We will need to specify whether each meaure is a distance or a similarity 
(if they were normalised in the [0, 1] interval we won't need this...

In [216]:
def test_dataset_using_knn_with_our_own_measure(test_dataframe, train_dataframe, measure, similarity, k=10):
    test_arrays = test_dataframe.values.tolist()
    num_correct_predictions = 0
    
    if similarity == 'similarity':
        is_similarity = True # it is a similarity, the higher it is, the better
    else:
        is_similarity = False # it is a distance, the lower it is, the better

    for test_array in test_arrays:
        correct_prediction = predict_using_k_nearest_neighbours(
            test_array, 
            train, 
            measure, 
            similarity=is_similarity, 
            k=k
        )
        if correct_prediction:
            num_correct_predictions += 1

    print('Using', measure.__name__, ', we correctly predicted', num_correct_predictions,'/',len(test_arrays),
         'test samples (', round(100*num_correct_predictions/len(test_arrays), 2), '%)')

In [217]:
# MODIFY THIS CODE TO TEST YOUR OWN K_NEAREST_NEIGHBOURS PARAMETERS AND SEE HOW THAT CHANGES PERFORMANCES

K_NEAREST_NEIGHBOURS = 1

measures = (
    (euclidean_distance, 'distance'),
    (manhattan_distance, 'distance'),
    (cosine_similarity, 'similarity'),
    (pearson, 'similarity'),
    (spearman, 'similarity'),
    (discrete_similarity, 'similarity'),
    (hamming_distance, 'distance'),
    (jaccard_similarity, 'similarity'),
)

for measure, similarity in measures:
    test_dataset_using_knn_with_our_own_measure(
        test,
        train,
        measure,
        similarity,
        k=K_NEAREST_NEIGHBOURS
    )

Using euclidean_distance , we correctly predicted 72 / 75 test samples ( 96.0 %)
Using manhattan_distance , we correctly predicted 72 / 75 test samples ( 96.0 %)
Using cosine_similarity , we correctly predicted 72 / 75 test samples ( 96.0 %)
Using pearson , we correctly predicted 70 / 75 test samples ( 93.33 %)
Using spearman , we correctly predicted 52 / 75 test samples ( 69.33 %)
Using discrete_similarity , we correctly predicted 23 / 75 test samples ( 30.67 %)
Using hamming_distance , we correctly predicted 71 / 75 test samples ( 94.67 %)
Using jaccard_similarity , we correctly predicted 71 / 75 test samples ( 94.67 %)


In [218]:
# And why not defining our own similarity function based on other similarity functions? 
# As mentioned in the session, our imagination is the only limit.

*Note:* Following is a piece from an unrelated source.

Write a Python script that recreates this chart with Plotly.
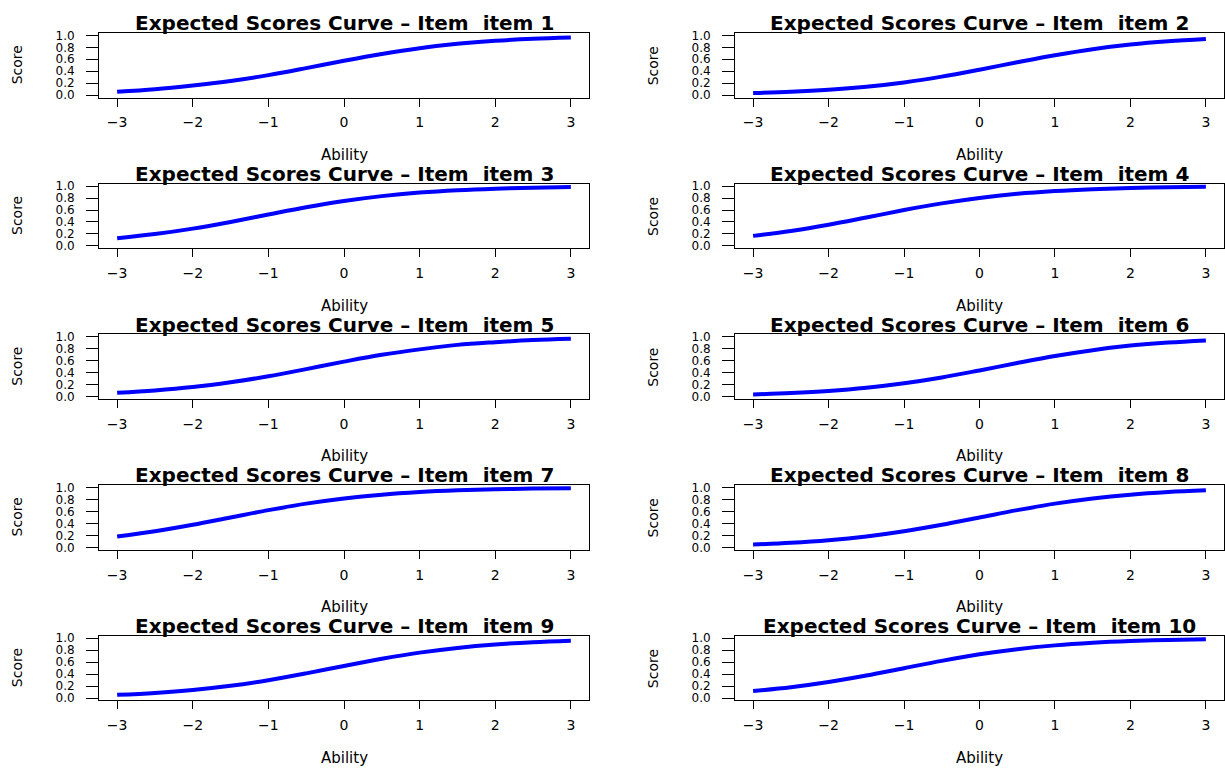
import plotly.graph_objects as go

# ---------------- data ----------------
ability = [-3.0, -2.5, -2.0, -1.5, -1.0, -0.5, 0.0, 0.5, 1.0, 1.5, 2.0, 2.5, 3.0]

item_names = ["item 1", "item 2", "item 3", "item 4", "item 5",
              "item 6", "item 7", "item 8", "item 9", "item 10"]

score_item1 = [0.058, 0.100, 0.163, 0.238, 0.335, 0.452, 0.576, 0.690, 0.786, 0.858, 0.909, 0.943, 0.964]
score_item2 = [0.036, 0.057, 0.091, 0.142, 0.214, 0.310, 0.426, 0.550, 0.668, 0.769, 0.846, 0.900, 0.937]
score_item3 = [0.130, 0.198, 0.289, 0.401, 0.525, 0.646, 0.750, 0.832, 0.891, 0.931, 0.957, 0.973, 0.984]
score_item4 = [0.168, 0.250, 0.354, 0.475, 0.599, 0.711, 0.802, 0.870, 0.917, 0.948, 0.968, 0.980, 0.988]
score_item5 = [0.066, 0.104, 0.160, 0.240, 0.340, 0.460, 0.585, 0.700, 0.790, 0.865, 0.910, 0.945, 0.966]
score_item6 = [0.037, 0.060, 0.095, 0.148, 0.223, 0.320, 0.438, 0.562, 0.679, 0.777, 0.853, 0.905, 0.940]
score_item7 = [0.182, 0.269, 0.378, 0.500, 0.622, 0.731, 0.818, 0.881, 0.924, 0.953, 0.971, 0.982, 0.989]
score_item8 = [0.047, 0.076, 0.119, 0.182, 0.269, 0.378, 0.500, 0.622, 0.731, 0.818, 0.881, 0.924, 0.953]
score_item9 = [0.055, 0.087, 0.136, 0.206, 0.299, 0.413, 0.537, 0.657, 0.760, 0.839, 0.896, 0.934, 0.959]
score_item10 = [0.119, 0.182, 0.269, 0.378, 0.500, 0.622, 0.731, 0.818, 0.881, 0.924, 0.953, 0.971, 0.982]

scores = [score_item1, score_item2, score_item3, score_item4, score_item5,
          score_item6, score_item7, score_item8, score_item9, score_item10]

x_ticks = [-3, -2, -1, 0, 1, 2, 3]
y_ticks = [0.0, 0.2, 0.4, 0.6, 0.8, 1.0]
y_ticklabels = ["0.0", "0.2", "0.4", "0.6", "0.8", "1.0"]

# ---------------- layout geometry (pixels) ----------------
W, H = 1225, 773
col_left = [99.0, 735.0]
col_right = [589.0, 1224.0]
row_top0 = 29.3
box_h = 65.4
pitch = 152.5

FONT = "DejaVu Sans, Liberation Sans, Arial, sans-serif"

fig = go.Figure()
annotations = []
layout_axes = {}

for i, (name, sc) in enumerate(zip(item_names, scores)):
    r, c = divmod(i, 2)
    k = i + 1
    xa = "x" if k == 1 else f"x{k}"
    ya = "y" if k == 1 else f"y{k}"
    fig.add_trace(go.Scatter(
        x=ability, y=sc, mode="lines", xaxis=xa, yaxis=ya,
        line=dict(color="#0000ff", width=4, shape="spline", smoothing=1.0),
        showlegend=False, hoverinfo="x+y"))

    x0 = col_left[c] / W
    x1 = col_right[c] / W
    top = row_top0 + r * pitch
    bot = top + box_h
    y1 = 1 - top / H
    y0 = 1 - bot / H

    xkey = "xaxis" if k == 1 else f"xaxis{k}"
    ykey = "yaxis" if k == 1 else f"yaxis{k}"
    layout_axes[xkey] = dict(
        domain=[x0, x1], anchor=ya, range=[-3.24, 3.24],
        tickmode="array", tickvals=x_ticks,
        ticks="outside", ticklen=8, tickwidth=1, tickcolor="black",
        ticklabelstandoff=4,
        showline=True, linecolor="black", linewidth=1, mirror=True,
        showgrid=False, zeroline=False,
        tickfont=dict(family=FONT, size=14, color="black"))
    layout_axes[ykey] = dict(
        domain=[y0, y1], anchor=xa, range=[-0.04, 1.04],
        tickmode="array", tickvals=y_ticks, ticktext=y_ticklabels,
        ticks="outside", ticklen=12, tickwidth=1, tickcolor="black",
        ticklabelstandoff=9,
        showline=True, linecolor="black", linewidth=1, mirror=True,
        showgrid=False, zeroline=False,
        tickfont=dict(family=FONT, size=12, color="black"))

    cx = (col_left[c] + col_right[c]) / 2 / W
    # title
    annotations.append(dict(
        text=f"<b>Expected Scores Curve \u2013 Item  {name}</b>",
        x=cx, y=1 - (top - 9.8) / H, xref="paper", yref="paper",
        xanchor="center", yanchor="middle", showarrow=False,
        font=dict(family=FONT, size=20, color="black")))
    # x label
    annotations.append(dict(
        text="Ability", x=cx, y=1 - (bot + 58) / H, xref="paper", yref="paper",
        xanchor="center", yanchor="middle", showarrow=False,
        font=dict(family=FONT, size=15, color="black")))
    # y label
    annotations.append(dict(
        text="Score", x=(col_left[c] - 82) / W, y=1 - (top + box_h / 2) / H,
        xref="paper", yref="paper", xanchor="center", yanchor="middle",
        showarrow=False, textangle=-90,
        font=dict(family=FONT, size=14, color="black")))

fig.update_layout(
    width=W, height=H,
    margin=dict(l=0, r=0, t=0, b=0),
    paper_bgcolor="white", plot_bgcolor="white",
    annotations=annotations,
    showlegend=False,
    **layout_axes)

fig.write_html("out.html",
               config={"displayModeBar": False},
               post_script="document.body.style.margin='0';document.body.style.overflow='hidden';")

# After seeing that pearson and cosine were two of the best performing similarities, we
# can use both of them and average them out... in some data permutations this produces 
# 100% accuracy. 

# MODIFY THIS CODE TO TEST YOUR OWN SIMILARITY FUNCTIONS IN THIS SIMULATION IF YOU WANT

# See here how we transformed the Euclidean distance into Euclidean similarity as we
# pointed out in the session slides.
def combined_similarity(array1, array2):
    total = (1/(1+euclidean_distance(array1, array2))) + cosine_similarity(array1, array2) + pearson(array1, array2)
    return total/3

test_dataset_using_knn_with_our_own_measure(
        test,
        train,
        combined_similarity,
        similarity='similarity',
        k=K_NEAREST_NEIGHBOURS
    )

Using combined_similarity , we correctly predicted 72 / 75 test samples ( 96.0 %)


## Learning Exercises


* If you decrease the size of the train dataset, how does it affect to the overall accuracy? (at the beginning, in the function `train_test_split(iris, test_size=0.5)`, what if test_size is just 0.05, or 0.95?)
* Does using more nearest neighbours yield better results? Can you check by tuning the K_NEAREST_NEIGHBOURS parameter?